OBJECTIVE:
Check each line of the records for "code"; collect those that have it.

MATERIAL TO PROCESS:
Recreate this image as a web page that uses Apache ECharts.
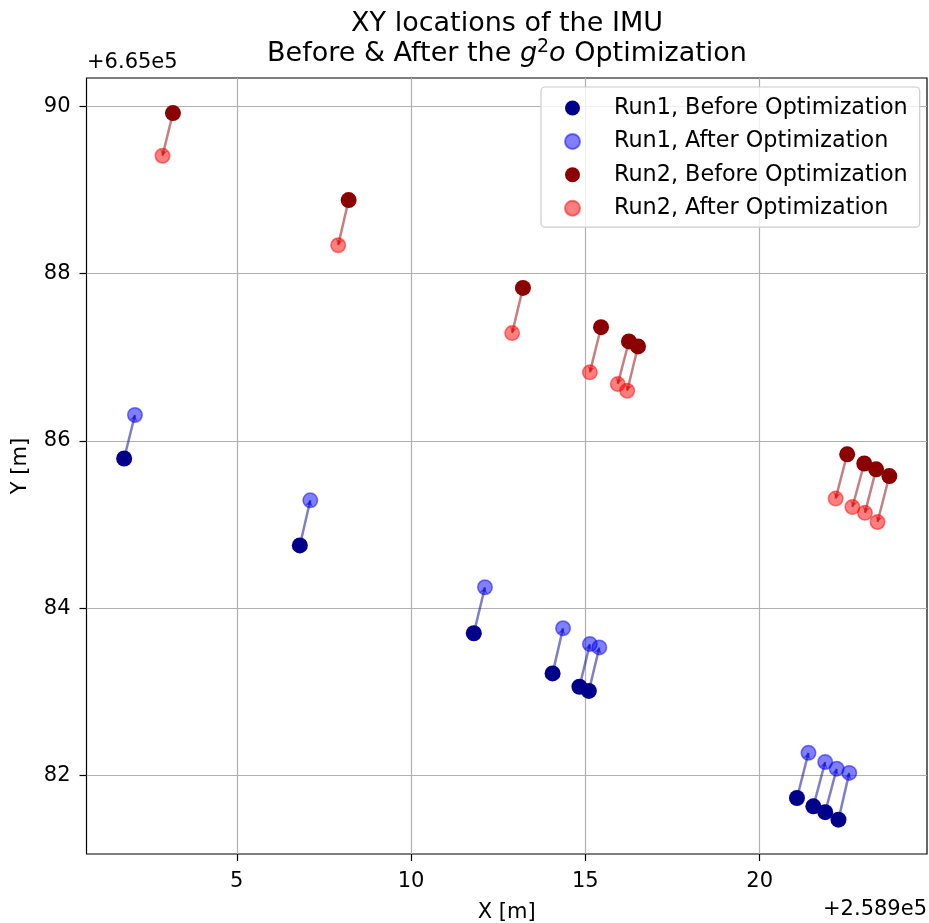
<!DOCTYPE html>
<html>
<head>
<meta charset="utf-8">
<script src="https://cdn.jsdelivr.net/npm/echarts@6/dist/echarts.min.js"></script>
<style>html,body{margin:0;padding:0;background:#fff;}#c{width:929px;height:923px;}</style>
</head>
<body>
<div id="c"></div>
<script>
// Values shown relative to the axis offsets (as in the reference)
const xOffsetText = '+2.589e5';
const yOffsetText = '+6.65e5';
const xTicks = [5, 10, 15, 20];
const yTicks = [82, 84, 86, 88, 90];

const run1BeforeX = [1.77, 6.81, 11.80, 14.06, 14.83, 15.10, 21.07, 21.54, 21.88, 22.26];
const run1BeforeY = [85.79, 84.75, 83.70, 83.22, 83.06, 83.01, 81.73, 81.63, 81.56, 81.47];
const run1AfterX  = [2.08, 7.11, 12.12, 14.36, 15.13, 15.40, 21.40, 21.88, 22.21, 22.57];
const run1AfterY  = [86.31, 85.29, 84.25, 83.76, 83.57, 83.53, 82.27, 82.16, 82.08, 82.03];
const run2BeforeX = [3.17, 8.21, 13.21, 15.45, 16.25, 16.51, 22.51, 23.00, 23.34, 23.72];
const run2BeforeY = [89.92, 88.88, 87.83, 87.36, 87.19, 87.13, 85.84, 85.73, 85.66, 85.58];
const run2AfterX  = [2.87, 7.91, 12.90, 15.13, 15.93, 16.20, 22.18, 22.66, 23.02, 23.38];
const run2AfterY  = [89.41, 88.34, 87.29, 86.82, 86.68, 86.60, 85.31, 85.21, 85.14, 85.03];

const seriesNames = ['Run1, Before Optimization', 'Run1, After Optimization',
                     'Run2, Before Optimization', 'Run2, After Optimization'];

const FF = '"DejaVu Sans", sans-serif';
const zip = (xs, ys) => xs.map((x, i) => [x, ys[i]]);
const pairs = (bx, by, ax, ay) => bx.map((x, i) => ({coords: [[x, by[i]], [ax[i], ay[i]]]}));

const chart = echarts.init(document.getElementById('c'), null, {renderer: 'canvas'});
chart.setOption({
  animation: false,
  backgroundColor: '#fff',
  grid: {left: 86.5, right: 2, top: 78, bottom: 69, show: true, borderColor: '#000', borderWidth: 1.2,
         backgroundColor: 'transparent', containLabel: false, outerBoundsMode: 'none'},
  xAxis: {
    type: 'value', min: 0.69, max: 24.8,
    name: 'X [m]', nameLocation: 'middle', nameGap: 48,
    nameTextStyle: {fontSize: 21, color: '#000', fontFamily: FF},
    axisLine: {show: false},
    axisTick: {show: true, length: 7, customValues: xTicks, lineStyle: {color: '#000', width: 1.2}},
    axisLabel: {customValues: xTicks, fontSize: 21, color: '#000', margin: 17, fontFamily: FF},
    splitLine: {show: true, lineStyle: {color: '#b0b0b0', width: 1.2}}
  },
  yAxis: {
    type: 'value', min: 81.06, max: 90.34,
    name: 'Y [m]', nameLocation: 'middle', nameGap: 55,
    nameTextStyle: {fontSize: 21, color: '#000', fontFamily: FF},
    axisLine: {show: false},
    axisTick: {show: true, length: 7, customValues: yTicks, lineStyle: {color: '#000', width: 1.2}},
    axisLabel: {customValues: yTicks, fontSize: 21, color: '#000', margin: 16, fontFamily: FF},
    splitLine: {show: true, lineStyle: {color: '#b0b0b0', width: 1.2}}
  },
  legend: {
    orient: 'vertical', left: 541, top: 87,
    padding: [10, 12, 8, 23],
    itemWidth: 15, itemHeight: 22, itemGap: 11.4,
    backgroundColor: 'rgba(255,255,255,0.8)', borderColor: '#cccccc', borderWidth: 1.2, borderRadius: 4,
    textStyle: {fontSize: 22.3, fontFamily: FF, color: '#000', padding: [0, 0, 0, 29], lineHeight: 22},
    data: seriesNames.map(n => ({name: n, icon: 'circle'}))
  },
  graphic: [
    {type: 'text', x: 507, y: 24, style: {text: 'XY locations of the IMU', font: '27px ' + FF, fill: '#000', align: 'center', verticalAlign: 'middle'}},
    {type: 'text', x: 507, y: 54, style: {
      text: '{n|Before & After the }{i|g}{s|2}{i|o}{n| Optimization}',
      align: 'center', verticalAlign: 'middle', fill: '#000',
      rich: {
        n: {fontSize: 27, fontFamily: FF, lineHeight: 32, fill: '#000'},
        i: {fontSize: 27, fontFamily: FF, fontStyle: 'italic', lineHeight: 32, fill: '#000'},
        s: {fontSize: 19, fontFamily: FF, lineHeight: 12, verticalAlign: 'top', fill: '#000'}
      }
    }},
    {type: 'text', x: 87, y: 63, style: {text: yOffsetText, font: '21px ' + FF, fill: '#000', align: 'left', verticalAlign: 'middle'}},
    {type: 'text', x: 927, y: 910, style: {text: xOffsetText, font: '21px ' + FF, fill: '#000', align: 'right', verticalAlign: 'middle'}}
  ],
  series: [
    {type: 'lines', coordinateSystem: 'cartesian2d', z: 2, silent: true,
     data: pairs(run1BeforeX, run1BeforeY, run1AfterX, run1AfterY),
     symbol: ['none', 'arrow'], symbolSize: 6,
     lineStyle: {color: 'rgba(0,0,139,0.5)', width: 2.5, opacity: 1}},
    {type: 'lines', coordinateSystem: 'cartesian2d', z: 2, silent: true,
     data: pairs(run2BeforeX, run2BeforeY, run2AfterX, run2AfterY),
     symbol: ['none', 'arrow'], symbolSize: 6,
     lineStyle: {color: 'rgba(139,0,0,0.5)', width: 2.5, opacity: 1}},
    {name: seriesNames[0], type: 'scatter', z: 4, symbolSize: 16, data: zip(run1BeforeX, run1BeforeY),
     itemStyle: {color: '#00008b', opacity: 1}},
    {name: seriesNames[1], type: 'scatter', z: 3, symbolSize: 14.5, data: zip(run1AfterX, run1AfterY),
     itemStyle: {color: '#0000ff', borderColor: '#0000ff', borderWidth: 1.5, opacity: 0.5}},
    {name: seriesNames[2], type: 'scatter', z: 4, symbolSize: 16, data: zip(run2BeforeX, run2BeforeY),
     itemStyle: {color: '#8b0000', opacity: 1}},
    {name: seriesNames[3], type: 'scatter', z: 3, symbolSize: 14.5, data: zip(run2AfterX, run2AfterY),
     itemStyle: {color: '#ff0000', borderColor: '#ff0000', borderWidth: 1.5, opacity: 0.5}}
  ]
});
</script>
</body>
</html>
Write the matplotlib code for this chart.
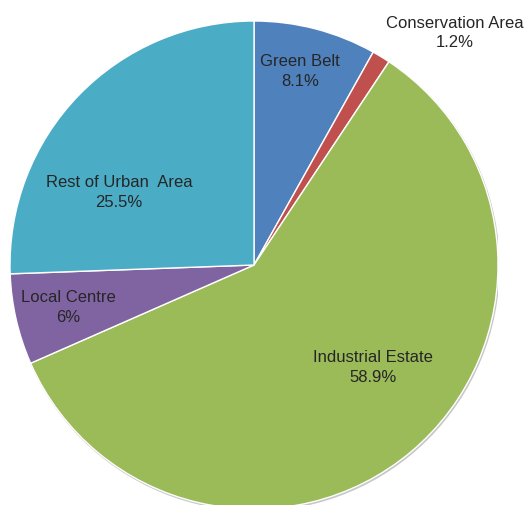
import numpy as np
import matplotlib
matplotlib.use("Agg")
import matplotlib.pyplot as plt
from matplotlib.patches import Circle

plt.rcParams['font.family'] = ['Liberation Sans', 'DejaVu Sans']

categories = ["Green Belt", "Conservation Area", "Industrial Estate", "Local Centre", "Rest of Urban  Area"]
shares = [8.1, 1.2, 58.9, 6.0, 25.5]
pct_labels = ["8.1%", "1.2%", "58.9%", "6%", "25.5%"]
colors = ["#4F81BD", "#C0504D", "#9BBB59", "#8064A2", "#4BACC6"]

# label placement: (angle in degrees, distance as fraction of radius)
label_pos = [(76.7, 0.82), (49.3, 1.26), (-40.6, 0.64), (-167.3, 0.78), (151.4, 0.63)]

W, H = 528, 506
fig = plt.figure(figsize=(W / 100, H / 100), dpi=100)
# pie spans x 10..498, y 22..510 px (from top)
ax = fig.add_axes([10 / W, (H - 510) / H, 488 / W, 488 / H])

# faint shadow ring
ax.add_patch(Circle((0.004, -0.006), 1.0, color="#c8c8c8", zorder=0))

wedges, _ = ax.pie(shares, colors=colors, startangle=90, counterclock=False,
                   wedgeprops=dict(edgecolor="white", linewidth=1.0))

for name, pct, (ang, dist) in zip(categories, pct_labels, label_pos):
    a = np.deg2rad(ang)
    ax.text(dist * np.cos(a), dist * np.sin(a), name + "\n" + pct,
            ha="center", va="center", fontsize=12, color="#262626",
            linespacing=1.4)

ax.set_xlim(-1, 1)
ax.set_ylim(-1, 1)
ax.set_aspect("auto")
ax.axis("off")
for t in ax.texts:
    t.set_clip_on(False)

fig.savefig("out.png", dpi=100)
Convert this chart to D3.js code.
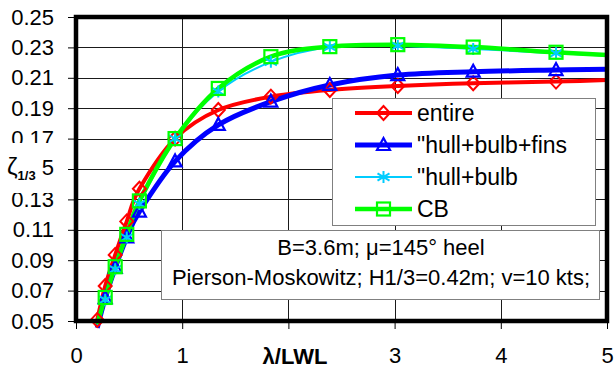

RESULT BELOW:
Write the matplotlib code for this chart.
Convert this chart to D3.js code.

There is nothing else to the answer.